Good. Again, this is what he should be doing instead of a vanity campaign.
The Atlantic: “Staffers for the senator’s campaign are exasperated and annoyed… He’s done everything right: established the necessary relationships in key states, racked up more endorsements than any other candidate, performed well in the debates. He carries the message of unity that Democrats say they want… He’s made no big gaffes, had no significant stumbles. His messaging has been consistent. At candidate events, he reliably gives the best speeches to the most thunderous ovations.”
“Maybe it’s that he can come off like he’s trying too hard… Maybe it’s because cynical political reporters can’t avoid laughing off his talk about a ‘conspiracy of love’ … Maybe he’s just too weird a confection of traits … Or maybe he’s being subjected to a kind of second-order racism: it’s not that voters are opposed to putting another black man in the White House; it’s that they’re afraid other voters won’t be willing to put another black man in the White House.”
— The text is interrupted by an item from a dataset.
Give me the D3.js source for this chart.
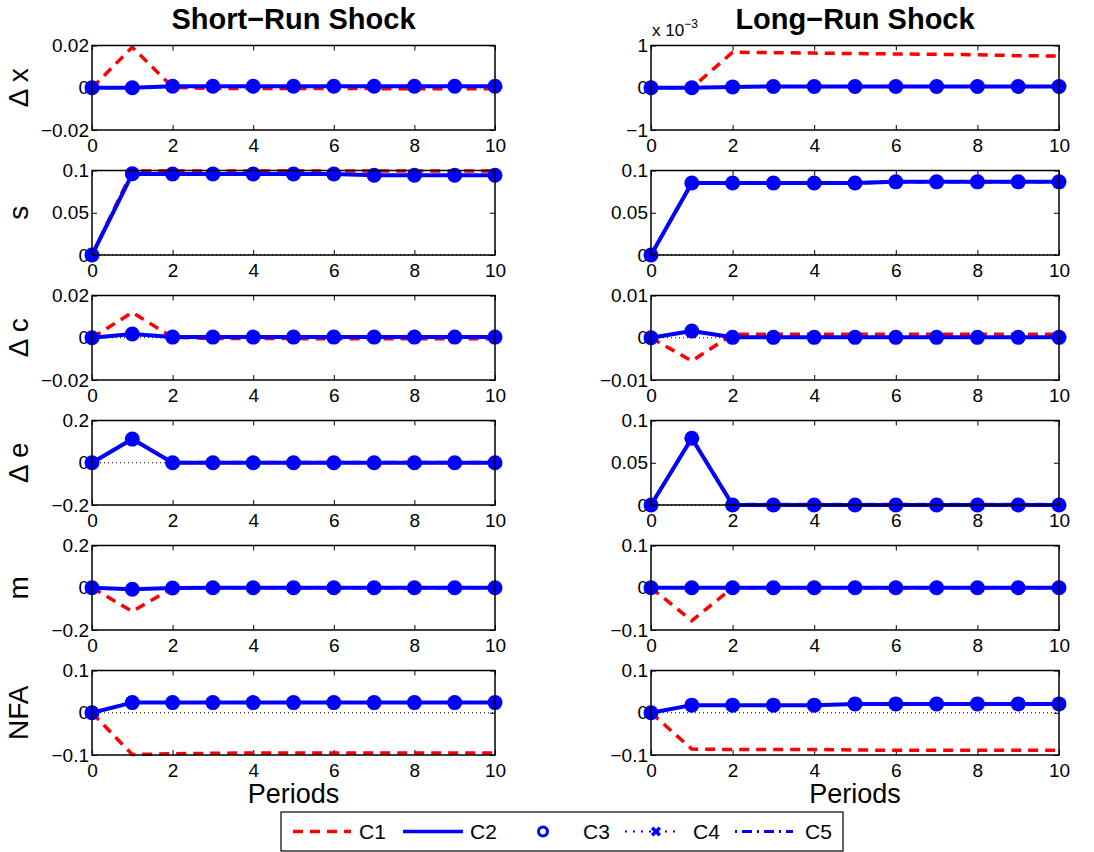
<!DOCTYPE html>
<html>
<head>
<meta charset="utf-8">
<script src="https://cdn.jsdelivr.net/npm/d3@7"></script>
<style>
  body { margin: 0; background: #fff; }
  svg { display: block; font-family: "Liberation Sans", Arial, sans-serif; }
</style>
</head>
<body>
<svg id="chart" width="1094" height="852"></svg>
<script>
// periods on the x axis
const periods = [0, 1, 2, 3, 4, 5, 6, 7, 8, 9, 10];
const xTicks = [0, 2, 4, 6, 8, 10];

const rowLabels = ['Δ x', 's', 'Δ c', 'Δ e', 'm', 'NFA'];
const colTitles = ['Short\u2212Run Shock', 'Long\u2212Run Shock'];
const legendNames = ['C1', 'C2', 'C3', 'C4', 'C5'];

// short-run shock, C1 (red dashed) and C2 (blue with markers)
const srDxC1  = [0, 0.0192, 0.0002, -0.0003, -0.0003, -0.0004, -0.0004, -0.0004, -0.0005, -0.0005, -0.0005];
const srDxC2  = [0, 0.0000, 0.0007, 0.0007, 0.0007, 0.0007, 0.0007, 0.0007, 0.0007, 0.0007, 0.0007];
const srSC1   = [0, 0.0993, 0.0993, 0.0993, 0.0993, 0.0993, 0.0993, 0.0993, 0.0993, 0.0993, 0.0993];
const srSC2   = [0, 0.0961, 0.0958, 0.0958, 0.0958, 0.0958, 0.0958, 0.0943, 0.0943, 0.0943, 0.0943];
const srDcC1  = [0, 0.0120, 0.0002, -0.0004, -0.0004, -0.0004, -0.0005, -0.0005, -0.0005, -0.0005, -0.0005];
const srDcC2  = [0, 0.0018, 0.0003, 0.0003, 0.0003, 0.0003, 0.0003, 0.0003, 0.0003, 0.0003, 0.0003];
const srDeC1  = [0, 0.112, 0.001, 0.001, 0.001, 0.001, 0.001, 0.001, 0.001, 0.001, 0.001];
const srDeC2  = [0, 0.112, 0.000, 0.000, 0.000, 0.000, 0.000, 0.000, 0.000, 0.000, 0.000];
const srMC1   = [0, -0.112, -0.001, 0, 0, 0, 0, 0, 0, 0, 0];
const srMC2   = [0, -0.007, -0.001, 0, 0, 0, 0, 0, 0, 0, 0];
const srNfaC1 = [0, -0.099, -0.097, -0.096, -0.095, -0.095, -0.095, -0.095, -0.095, -0.095, -0.095];
const srNfaC2 = [0, 0.024, 0.024, 0.024, 0.024, 0.024, 0.024, 0.024, 0.024, 0.024, 0.024];

// long-run shock
const lrDxC1  = [0, 0, 0.00084, 0.00083, 0.00082, 0.00081, 0.00080, 0.00079, 0.00078, 0.00076, 0.00075];
const lrDxC2  = [0, 0, 0.00002, 0.00003, 0.00003, 0.00003, 0.00003, 0.00003, 0.00003, 0.00003, 0.00003];
const lrSC1   = [0, 0.0852, 0.0852, 0.0852, 0.0852, 0.0852, 0.0866, 0.0866, 0.0866, 0.0866, 0.0866];
const lrSC2   = [0, 0.0852, 0.0852, 0.0852, 0.0852, 0.0852, 0.0866, 0.0866, 0.0866, 0.0866, 0.0866];
const lrDcC1  = [0, -0.0055, 0.0008, 0.0008, 0.0008, 0.0008, 0.0008, 0.0008, 0.0008, 0.0008, 0.0008];
const lrDcC2  = [0, 0.0016, 0.0001, 0.0001, 0.0001, 0.0001, 0.0001, 0.0001, 0.0001, 0.0001, 0.0001];
const lrDeC1  = [0, 0.079, 0.0005, 0.0005, 0.0005, 0.0005, 0.0005, 0.0005, 0.0005, 0.0005, 0.0005];
const lrDeC2  = [0, 0.079, 0, 0, 0, 0, 0, 0, 0, 0, 0];
const lrMC1   = [0, -0.078, 0, 0, 0, 0, 0, 0, 0, 0, 0];
const lrMC2   = [0, 0, 0, 0, 0, 0, 0, 0, 0, 0, 0];
const lrNfaC1 = [0, -0.086, -0.087, -0.087, -0.087, -0.088, -0.089, -0.089, -0.089, -0.089, -0.089];
const lrNfaC2 = [0, 0.018, 0.018, 0.018, 0.018, 0.021, 0.021, 0.021, 0.021, 0.021, 0.021];

// y axis ranges and tick labels
const srDomains = [[-0.02, 0.02], [0, 0.1], [-0.02, 0.02], [-0.2, 0.2], [-0.2, 0.2], [-0.1, 0.1]];
const lrDomains = [[-0.001, 0.001], [0, 0.1], [-0.01, 0.01], [0, 0.1], [-0.1, 0.1], [-0.1, 0.1]];
const srTickLabels = [['\u22120.02', '0', '0.02'], ['0', '0.05', '0.1'], ['\u22120.02', '0', '0.02'],
                      ['\u22120.2', '0', '0.2'], ['\u22120.2', '0', '0.2'], ['\u22120.1', '0', '0.1']];
const lrTickLabels = [['\u22121', '0', '1'], ['0', '0.05', '0.1'], ['\u22120.01', '0', '0.01'],
                      ['0', '0.05', '0.1'], ['\u22120.1', '0', '0.1'], ['\u22120.1', '0', '0.1']];

const columns = [
  { c1: [srDxC1, srSC1, srDcC1, srDeC1, srMC1, srNfaC1],
    c2: [srDxC2, srSC2, srDcC2, srDeC2, srMC2, srNfaC2],
    domains: srDomains, labels: srTickLabels, left: 92, right: 495 },
  { c1: [lrDxC1, lrSC1, lrDcC1, lrDeC1, lrMC1, lrNfaC1],
    c2: [lrDxC2, lrSC2, lrDcC2, lrDeC2, lrMC2, lrNfaC2],
    domains: lrDomains, labels: lrTickLabels, left: 651, right: 1059 }
];

const RED = '#ff0000';
const BLUE = '#0000ff';
const TOP0 = 45.5, STEP = 125, PH = 84.5;

const svg = d3.select('#chart');

columns.forEach((col, ci) => {
  const x = d3.scaleLinear().domain([0, 10]).range([col.left, col.right]);

  svg.append('text')
    .attr('x', (col.left + col.right) / 2).attr('y', 29)
    .attr('text-anchor', 'middle')
    .attr('font-size', 29).attr('font-weight', 'bold')
    .text(colTitles[ci]);

  svg.append('text')
    .attr('x', (col.left + col.right) / 2).attr('y', 803)
    .attr('text-anchor', 'middle')
    .attr('font-size', 27)
    .text('Periods');

  col.c1.forEach((_, ri) => {
    const top = TOP0 + STEP * ri;
    const dom = col.domains[ri];
    const y = d3.scaleLinear().domain(dom).range([top + PH, top]);
    const yTicks = [dom[0], (dom[0] + dom[1]) / 2, dom[1]];
    const g = svg.append('g');

    // zero reference line
    g.append('line')
      .attr('x1', x(0)).attr('x2', x(10))
      .attr('y1', y(0)).attr('y2', y(0))
      .attr('stroke', '#000').attr('stroke-width', 1)
      .attr('stroke-dasharray', '1,3');

    // axes with inward ticks
    const bottom = g.append('g').attr('transform', `translate(0,${top + PH})`)
      .call(d3.axisBottom(x).tickValues(xTicks).tickSizeInner(-5).tickSizeOuter(0).tickPadding(4));
    const topAx = g.append('g').attr('transform', `translate(0,${top})`)
      .call(d3.axisTop(x).tickValues(xTicks).tickSizeInner(-5).tickSizeOuter(0).tickFormat(''));
    const leftAx = g.append('g').attr('transform', `translate(${col.left},0)`)
      .call(d3.axisLeft(y).tickValues(yTicks).tickSizeInner(-5).tickSizeOuter(0).tickPadding(3)
        .tickFormat((d, i) => col.labels[ri][i]));
    const rightAx = g.append('g').attr('transform', `translate(${col.right},0)`)
      .call(d3.axisRight(y).tickValues(yTicks).tickSizeInner(-5).tickSizeOuter(0).tickFormat(''));
    [bottom, topAx, leftAx, rightAx].forEach(a => {
      a.select('.domain').remove();
      a.selectAll('line').attr('stroke', '#000');
      a.selectAll('text').attr('font-size', 19).attr('font-family', '"Liberation Sans", Arial, sans-serif').attr('fill', '#000');
    });
    bottom.selectAll('text').attr('dy', '0.95em');

    const line = d3.line().x((d, i) => x(periods[i])).y(d => y(d));

    g.append('path').datum(col.c1[ri])
      .attr('d', line).attr('fill', 'none')
      .attr('stroke', RED).attr('stroke-width', 3.5)
      .attr('stroke-dasharray', '10,7');

    g.append('path').datum(col.c2[ri])
      .attr('d', line).attr('fill', 'none')
      .attr('stroke', BLUE).attr('stroke-width', 4)
      .attr('stroke-linejoin', 'round');

    g.selectAll('circle.m').data(col.c2[ri]).enter().append('circle')
      .attr('class', 'm')
      .attr('cx', (d, i) => x(periods[i])).attr('cy', d => y(d))
      .attr('r', 7.5).attr('fill', BLUE);

    // plot frame
    g.append('rect')
      .attr('x', col.left).attr('y', top)
      .attr('width', col.right - col.left).attr('height', PH)
      .attr('fill', 'none').attr('stroke', '#000').attr('stroke-width', 1.5);

    if (ci === 0) {
      svg.append('text')
        .attr('transform', `translate(28,${top + PH / 2}) rotate(-90)`)
        .attr('text-anchor', 'middle')
        .attr('font-size', 28)
        .text(rowLabels[ri]);
    }
    if (ci === 1 && ri === 0) {
      const t = svg.append('text').attr('x', col.left + 1).attr('y', 36).attr('font-size', 17);
      t.append('tspan').text('x 10');
      t.append('tspan').attr('font-size', 12).attr('dy', -8).text('\u22123');
    }
  });
});

// legend
const lg = svg.append('g');
lg.append('rect').attr('x', 281).attr('y', 812).attr('width', 562).attr('height', 39)
  .attr('fill', '#fff').attr('stroke', '#000').attr('stroke-width', 1.2);
const ly = 831.5;
const legendItems = [
  { x0: 293, x1: 351, tx: 359, stroke: RED, width: 3.5, dash: '10,7' },
  { x0: 403, x1: 463, tx: 470, stroke: BLUE, width: 3.5, dash: null },
  { x0: null, mark: 543, tx: 583 },
  { x0: 625, x1: 680, tx: 693, stroke: BLUE, width: 2, dash: '2,6', cross: 656 },
  { x0: 735, x1: 793, tx: 805, stroke: BLUE, width: 3, dash: '2,5,10,5' }
];
legendItems.forEach((it, i) => {
  if (it.x0 !== null) {
    lg.append('line').attr('x1', it.x0).attr('x2', it.x1).attr('y1', ly).attr('y2', ly)
      .attr('stroke', it.stroke).attr('stroke-width', it.width)
      .attr('stroke-dasharray', it.dash);
  }
  if (it.mark) {
    lg.append('circle').attr('cx', it.mark).attr('cy', ly).attr('r', 4.5)
      .attr('fill', 'none').attr('stroke', BLUE).attr('stroke-width', 3);
  }
  if (it.cross) {
    lg.append('path').attr('d', d3.symbol(d3.symbolX, 40)())
      .attr('transform', `translate(${it.cross},${ly})`)
      .attr('stroke', BLUE).attr('stroke-width', 3.5);
  }
  lg.append('text').attr('x', it.tx).attr('y', ly + 7.5)
    .attr('font-size', 21).text(legendNames[i]);
});
</script>
</body>
</html>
“Google said it plans to stop allowing highly targeted political ads on its platforms, a move that comes as tech giants are drawing scrutiny for their rules on ads that relate to electoral outcomes or mention federal or state political parties,” the Wall Street Journal reports.
President Trump hosted a previously undisclosed dinner with Facebook CEO Mark Zuckerberg and Facebook board member Peter Thiel at the White House in October, NBC News reports. It is unclear why the meeting was not made public or what Trump, Zuckerberg and Thiel discussed.
Former Gov. Deval Patrick scheduled a presidential campaign event at Morehouse College tonight but it was cancelled after Patrick arrived and learned that only two people showed up, CNN reports.